Hyundai Motor Shifts Focus to Digital Factories and Robotics
How is Hyundai Motor pursuing these goals? The company shared its efforts during CES 2022.
Hyundai Motor (Hyundai) has recently shared its plans and future efforts toward developing digital factory initiatives and robotics applications at CES 2022. The presentations aimed to showcase the company’s robotics business efforts and drive the shift toward future mobility.
Hyundai unveiled its Meta-Factory vision at CES 2022. Image used courtesy of Hyundai
Hyundai Motor has also recently partnered with Unity to further its vision of becoming a smart mobility solutions provider.

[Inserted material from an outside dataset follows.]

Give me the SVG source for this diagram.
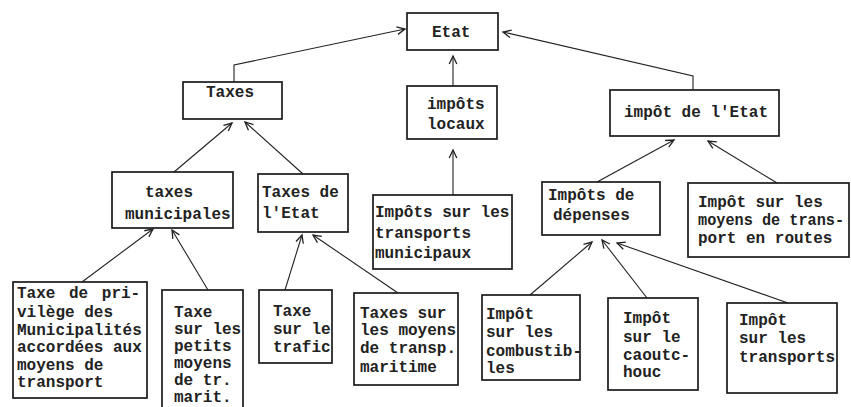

Hyundai Motor: A Company Overview
First founded in 1967, the Hyundai Motor Company today employs more than 120,000 employees across manufacturing facilities and offices in over 200 countries. The multinational manufacturer has explored several concepts and technologies within the automotive industry.
Most recently, Hyundai unveiled its new vision of Progress for Humanity, a series of initiatives to transform the company into a smart mobility solution provider. To this end, Hyundai is investing in technologies such as robotics and urban air mobility (UAM).

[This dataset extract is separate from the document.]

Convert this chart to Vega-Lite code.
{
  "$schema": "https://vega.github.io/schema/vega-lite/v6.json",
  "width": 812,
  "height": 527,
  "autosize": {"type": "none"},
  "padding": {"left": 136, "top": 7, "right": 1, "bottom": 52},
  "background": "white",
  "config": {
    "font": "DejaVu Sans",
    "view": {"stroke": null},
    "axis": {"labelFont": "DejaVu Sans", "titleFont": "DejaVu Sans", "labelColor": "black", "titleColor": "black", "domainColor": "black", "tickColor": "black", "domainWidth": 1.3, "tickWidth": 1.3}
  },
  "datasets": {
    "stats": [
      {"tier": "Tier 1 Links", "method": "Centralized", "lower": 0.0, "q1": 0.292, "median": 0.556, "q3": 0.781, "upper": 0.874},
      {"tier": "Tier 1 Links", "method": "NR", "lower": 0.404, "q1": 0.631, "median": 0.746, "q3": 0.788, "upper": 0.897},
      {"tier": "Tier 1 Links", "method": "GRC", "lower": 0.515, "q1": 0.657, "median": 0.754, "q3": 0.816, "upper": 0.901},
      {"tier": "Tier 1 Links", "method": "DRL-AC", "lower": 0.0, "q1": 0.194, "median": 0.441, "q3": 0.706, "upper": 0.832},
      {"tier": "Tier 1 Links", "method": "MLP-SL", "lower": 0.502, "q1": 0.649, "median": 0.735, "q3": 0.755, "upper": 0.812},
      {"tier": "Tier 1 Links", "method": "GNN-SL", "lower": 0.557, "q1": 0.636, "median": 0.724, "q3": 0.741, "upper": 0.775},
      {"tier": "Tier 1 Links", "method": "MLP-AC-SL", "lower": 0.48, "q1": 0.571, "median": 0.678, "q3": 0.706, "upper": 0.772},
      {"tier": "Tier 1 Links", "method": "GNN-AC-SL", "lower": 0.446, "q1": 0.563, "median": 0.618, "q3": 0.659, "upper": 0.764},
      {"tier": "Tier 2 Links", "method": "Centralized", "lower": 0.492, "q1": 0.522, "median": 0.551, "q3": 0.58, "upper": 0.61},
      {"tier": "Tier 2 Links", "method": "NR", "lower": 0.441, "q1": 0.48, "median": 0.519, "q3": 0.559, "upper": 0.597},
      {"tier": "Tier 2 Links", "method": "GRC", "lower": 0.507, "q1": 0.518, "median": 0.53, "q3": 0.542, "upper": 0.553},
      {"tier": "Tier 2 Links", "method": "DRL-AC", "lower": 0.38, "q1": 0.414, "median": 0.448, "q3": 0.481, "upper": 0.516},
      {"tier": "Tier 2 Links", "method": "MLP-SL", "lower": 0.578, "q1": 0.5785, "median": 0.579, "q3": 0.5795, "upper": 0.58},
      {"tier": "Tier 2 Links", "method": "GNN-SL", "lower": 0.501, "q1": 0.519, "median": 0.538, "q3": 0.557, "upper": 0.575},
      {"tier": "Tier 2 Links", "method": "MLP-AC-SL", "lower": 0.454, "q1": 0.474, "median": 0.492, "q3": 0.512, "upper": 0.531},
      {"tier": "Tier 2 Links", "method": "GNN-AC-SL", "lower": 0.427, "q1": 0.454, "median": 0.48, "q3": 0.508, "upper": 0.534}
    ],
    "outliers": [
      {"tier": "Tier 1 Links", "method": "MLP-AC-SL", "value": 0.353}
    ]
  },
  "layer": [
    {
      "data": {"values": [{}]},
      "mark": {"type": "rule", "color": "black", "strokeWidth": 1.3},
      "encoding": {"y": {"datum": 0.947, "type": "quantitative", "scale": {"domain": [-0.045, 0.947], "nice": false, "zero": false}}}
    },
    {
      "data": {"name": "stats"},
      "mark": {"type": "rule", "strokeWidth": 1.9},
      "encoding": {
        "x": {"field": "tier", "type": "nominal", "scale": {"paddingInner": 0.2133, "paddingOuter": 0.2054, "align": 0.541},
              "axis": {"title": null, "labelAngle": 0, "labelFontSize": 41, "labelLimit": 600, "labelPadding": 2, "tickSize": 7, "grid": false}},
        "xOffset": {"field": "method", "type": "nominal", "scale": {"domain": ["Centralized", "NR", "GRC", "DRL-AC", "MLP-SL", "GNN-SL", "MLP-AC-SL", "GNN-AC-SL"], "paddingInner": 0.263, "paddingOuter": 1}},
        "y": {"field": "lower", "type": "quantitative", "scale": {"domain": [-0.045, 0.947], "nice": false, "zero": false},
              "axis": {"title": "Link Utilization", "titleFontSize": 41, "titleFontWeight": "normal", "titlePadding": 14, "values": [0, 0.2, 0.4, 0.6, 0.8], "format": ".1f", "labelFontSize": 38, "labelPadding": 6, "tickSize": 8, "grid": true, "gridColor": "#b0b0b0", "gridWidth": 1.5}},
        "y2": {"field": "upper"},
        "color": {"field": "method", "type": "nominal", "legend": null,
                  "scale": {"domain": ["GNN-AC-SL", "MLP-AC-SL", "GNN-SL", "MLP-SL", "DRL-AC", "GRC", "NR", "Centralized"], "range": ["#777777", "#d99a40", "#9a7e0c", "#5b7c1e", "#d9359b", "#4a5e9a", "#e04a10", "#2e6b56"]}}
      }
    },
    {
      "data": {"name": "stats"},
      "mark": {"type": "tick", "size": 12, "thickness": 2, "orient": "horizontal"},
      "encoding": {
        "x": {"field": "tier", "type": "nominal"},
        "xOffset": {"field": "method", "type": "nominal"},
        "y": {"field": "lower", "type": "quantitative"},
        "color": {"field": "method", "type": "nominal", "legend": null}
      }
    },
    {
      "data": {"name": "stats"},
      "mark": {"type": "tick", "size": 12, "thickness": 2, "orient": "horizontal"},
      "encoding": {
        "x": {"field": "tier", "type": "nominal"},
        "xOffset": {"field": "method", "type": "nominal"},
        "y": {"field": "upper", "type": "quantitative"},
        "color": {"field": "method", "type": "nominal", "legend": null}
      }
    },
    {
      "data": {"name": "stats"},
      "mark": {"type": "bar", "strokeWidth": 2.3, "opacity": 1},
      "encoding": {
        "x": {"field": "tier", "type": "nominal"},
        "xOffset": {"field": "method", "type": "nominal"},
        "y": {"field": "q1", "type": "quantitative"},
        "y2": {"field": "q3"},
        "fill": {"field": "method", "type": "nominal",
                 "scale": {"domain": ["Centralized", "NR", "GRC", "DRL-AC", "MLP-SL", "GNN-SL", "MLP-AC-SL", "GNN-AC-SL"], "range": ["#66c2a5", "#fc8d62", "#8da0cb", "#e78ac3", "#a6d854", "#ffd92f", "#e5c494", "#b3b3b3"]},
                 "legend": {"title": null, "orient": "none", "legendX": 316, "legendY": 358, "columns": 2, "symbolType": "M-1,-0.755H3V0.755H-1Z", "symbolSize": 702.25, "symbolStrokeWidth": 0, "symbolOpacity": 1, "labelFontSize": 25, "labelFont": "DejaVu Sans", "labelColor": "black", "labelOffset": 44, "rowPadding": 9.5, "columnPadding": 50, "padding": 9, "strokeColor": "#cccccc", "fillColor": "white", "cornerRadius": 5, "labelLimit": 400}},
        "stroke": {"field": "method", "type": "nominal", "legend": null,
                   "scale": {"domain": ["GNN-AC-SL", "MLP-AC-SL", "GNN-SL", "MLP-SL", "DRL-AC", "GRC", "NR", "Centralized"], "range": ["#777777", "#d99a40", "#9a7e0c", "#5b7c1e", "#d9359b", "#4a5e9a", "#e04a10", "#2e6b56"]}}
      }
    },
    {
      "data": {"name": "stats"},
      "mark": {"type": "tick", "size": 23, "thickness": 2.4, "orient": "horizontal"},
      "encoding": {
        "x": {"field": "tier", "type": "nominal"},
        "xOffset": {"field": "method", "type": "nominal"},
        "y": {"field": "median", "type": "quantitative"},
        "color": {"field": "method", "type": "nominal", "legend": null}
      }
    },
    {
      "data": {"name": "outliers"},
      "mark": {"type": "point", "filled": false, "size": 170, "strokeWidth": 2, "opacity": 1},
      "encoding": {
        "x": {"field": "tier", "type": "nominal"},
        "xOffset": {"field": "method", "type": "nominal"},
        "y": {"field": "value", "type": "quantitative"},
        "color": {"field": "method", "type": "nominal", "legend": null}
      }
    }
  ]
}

Alongside these projects, the company continues its efforts toward zero-emission vehicles through hydrogen fuel cell and electric vehicle (EV) technologies.

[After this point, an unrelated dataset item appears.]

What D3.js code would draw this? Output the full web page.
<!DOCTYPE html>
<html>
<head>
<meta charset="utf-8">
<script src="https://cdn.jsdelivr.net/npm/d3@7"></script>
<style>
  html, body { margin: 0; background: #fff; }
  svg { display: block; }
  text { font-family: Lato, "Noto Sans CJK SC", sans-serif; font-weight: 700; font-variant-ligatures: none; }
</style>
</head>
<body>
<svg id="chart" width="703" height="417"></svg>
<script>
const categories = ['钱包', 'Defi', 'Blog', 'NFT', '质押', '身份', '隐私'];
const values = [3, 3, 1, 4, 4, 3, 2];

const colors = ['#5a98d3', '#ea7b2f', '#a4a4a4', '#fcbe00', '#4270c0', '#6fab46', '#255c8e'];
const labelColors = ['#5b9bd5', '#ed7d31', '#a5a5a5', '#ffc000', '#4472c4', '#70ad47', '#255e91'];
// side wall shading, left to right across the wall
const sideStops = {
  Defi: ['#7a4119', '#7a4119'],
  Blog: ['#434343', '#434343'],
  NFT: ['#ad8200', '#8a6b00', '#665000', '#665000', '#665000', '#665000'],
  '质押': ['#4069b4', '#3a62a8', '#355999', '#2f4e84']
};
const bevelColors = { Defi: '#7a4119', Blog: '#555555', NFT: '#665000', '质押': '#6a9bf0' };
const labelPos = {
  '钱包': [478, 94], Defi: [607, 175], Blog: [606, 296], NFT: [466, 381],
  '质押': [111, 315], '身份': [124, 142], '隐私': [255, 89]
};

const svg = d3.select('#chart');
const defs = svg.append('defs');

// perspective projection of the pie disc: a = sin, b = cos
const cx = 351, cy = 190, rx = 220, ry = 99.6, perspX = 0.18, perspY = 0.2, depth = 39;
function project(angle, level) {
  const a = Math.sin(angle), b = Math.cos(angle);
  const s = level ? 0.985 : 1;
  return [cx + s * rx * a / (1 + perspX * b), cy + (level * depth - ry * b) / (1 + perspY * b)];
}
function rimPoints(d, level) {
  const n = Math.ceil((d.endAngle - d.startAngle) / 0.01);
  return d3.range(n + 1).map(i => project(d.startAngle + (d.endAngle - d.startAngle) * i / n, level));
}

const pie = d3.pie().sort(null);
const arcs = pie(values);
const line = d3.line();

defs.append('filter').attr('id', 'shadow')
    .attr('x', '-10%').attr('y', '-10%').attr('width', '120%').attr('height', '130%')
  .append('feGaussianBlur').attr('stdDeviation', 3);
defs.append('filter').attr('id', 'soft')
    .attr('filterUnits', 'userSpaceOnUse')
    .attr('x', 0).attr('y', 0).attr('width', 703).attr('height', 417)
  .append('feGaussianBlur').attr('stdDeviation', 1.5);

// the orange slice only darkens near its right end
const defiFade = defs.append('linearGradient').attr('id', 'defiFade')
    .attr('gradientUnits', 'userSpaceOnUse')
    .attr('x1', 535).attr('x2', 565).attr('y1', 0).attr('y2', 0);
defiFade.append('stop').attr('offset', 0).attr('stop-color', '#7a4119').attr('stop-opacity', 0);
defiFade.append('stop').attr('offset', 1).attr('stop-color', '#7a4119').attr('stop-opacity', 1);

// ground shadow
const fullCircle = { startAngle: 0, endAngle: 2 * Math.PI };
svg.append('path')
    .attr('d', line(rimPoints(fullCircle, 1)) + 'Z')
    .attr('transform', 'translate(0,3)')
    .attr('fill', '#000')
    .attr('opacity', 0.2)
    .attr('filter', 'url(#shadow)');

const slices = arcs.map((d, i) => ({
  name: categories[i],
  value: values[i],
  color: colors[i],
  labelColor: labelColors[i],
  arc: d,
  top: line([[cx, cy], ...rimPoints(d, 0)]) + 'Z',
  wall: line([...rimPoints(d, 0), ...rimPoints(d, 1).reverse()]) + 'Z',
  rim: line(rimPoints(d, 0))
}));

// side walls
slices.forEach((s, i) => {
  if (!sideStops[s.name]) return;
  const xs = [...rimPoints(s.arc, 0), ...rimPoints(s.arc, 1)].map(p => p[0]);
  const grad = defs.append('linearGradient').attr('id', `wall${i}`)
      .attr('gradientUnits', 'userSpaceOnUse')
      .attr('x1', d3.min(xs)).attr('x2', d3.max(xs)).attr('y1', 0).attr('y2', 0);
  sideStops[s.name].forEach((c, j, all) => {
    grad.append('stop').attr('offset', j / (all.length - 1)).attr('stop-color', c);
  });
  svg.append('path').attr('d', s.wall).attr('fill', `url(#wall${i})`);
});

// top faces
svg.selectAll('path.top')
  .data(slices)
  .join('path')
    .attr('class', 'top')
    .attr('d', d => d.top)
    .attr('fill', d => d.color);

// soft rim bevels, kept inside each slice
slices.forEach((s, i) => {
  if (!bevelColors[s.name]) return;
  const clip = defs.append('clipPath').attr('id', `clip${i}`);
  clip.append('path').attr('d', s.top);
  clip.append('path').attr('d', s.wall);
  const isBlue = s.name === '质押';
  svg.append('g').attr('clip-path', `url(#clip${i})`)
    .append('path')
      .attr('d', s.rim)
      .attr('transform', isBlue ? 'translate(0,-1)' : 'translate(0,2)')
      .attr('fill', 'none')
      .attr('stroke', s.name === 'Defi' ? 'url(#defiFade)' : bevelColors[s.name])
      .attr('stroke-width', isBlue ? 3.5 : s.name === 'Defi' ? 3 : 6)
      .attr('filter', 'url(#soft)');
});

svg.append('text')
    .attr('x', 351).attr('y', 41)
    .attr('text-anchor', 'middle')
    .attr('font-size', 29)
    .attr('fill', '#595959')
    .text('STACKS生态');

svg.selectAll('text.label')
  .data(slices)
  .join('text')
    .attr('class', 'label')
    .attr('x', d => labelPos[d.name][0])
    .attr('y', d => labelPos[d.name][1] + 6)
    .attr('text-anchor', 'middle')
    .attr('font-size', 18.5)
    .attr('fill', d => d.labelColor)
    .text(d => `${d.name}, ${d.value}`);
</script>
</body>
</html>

The Metaverse-based Digital Twin Factory
At CES, Hyundai confirmed the partnership with Unity would see the companies jointly design and build a new metaverse roadmap and platform for Meta-Factory. Established via a virtual Memorandum of Understanding (MOU), the partnership will create a digital twin of a real factory, supported by a metaverse platform.
A concept image showcasing the design of the Hyundai HMGICS Innovation Center in Singapore. Image used courtesy of Hyundai
The partnership between Hyundai and Unity will also aim to establish a real-time 3D and virtual platform designed to offer Hyundai a better customer experience.
The Meta-Factory will enable Hyundai to virtually test-run a factory to calculate its optimized plant operation, as well as enabling plant managers to solve problems without physically visiting the plant. The first application of the Meta-Factory will be based on the Hyundai HMGICS Innovation Center in Singapore, scheduled to start operations at the end of 2022.
Toward Robotic Applications
Hyundai’s push toward robotic applications received substantial momentum with the acquisition of Boston Dynamics last year. Since then, the company has set out on a vision of a robotics-based Mobility of Things (MoT) ecosystem in which robotics and mobility are complementary.
Hyundai acquired Boston Dynamics and plans to expand its remote monitoring solutions. Image used courtesy of Hyundai
In addition, Hyundai has also recently unveiled its plug and drive (PnD) and drive and lift (DnL) modular platforms, all-in-one solutions designed for its MoT ecosystem and aiming to make traditionally inanimate things ‘mobile’ through robotics.
Hyundai’s PnD module, for instance, is a LiDAR and camera-enabled, single-wheel robotics platform that features autonomous steering, braking, in-wheel electric drive, and suspension hardware that can be scaled up or down, according to needed applications. Hyundai hopes MoT’s will bring forth an era of things moving around us rather than us moving our things.
Moving forward, Hyundai intends to renew its digital factory and robotics efforts to create the future of mobility.
Will MoT take off, as IoT and Industry 4.0 have?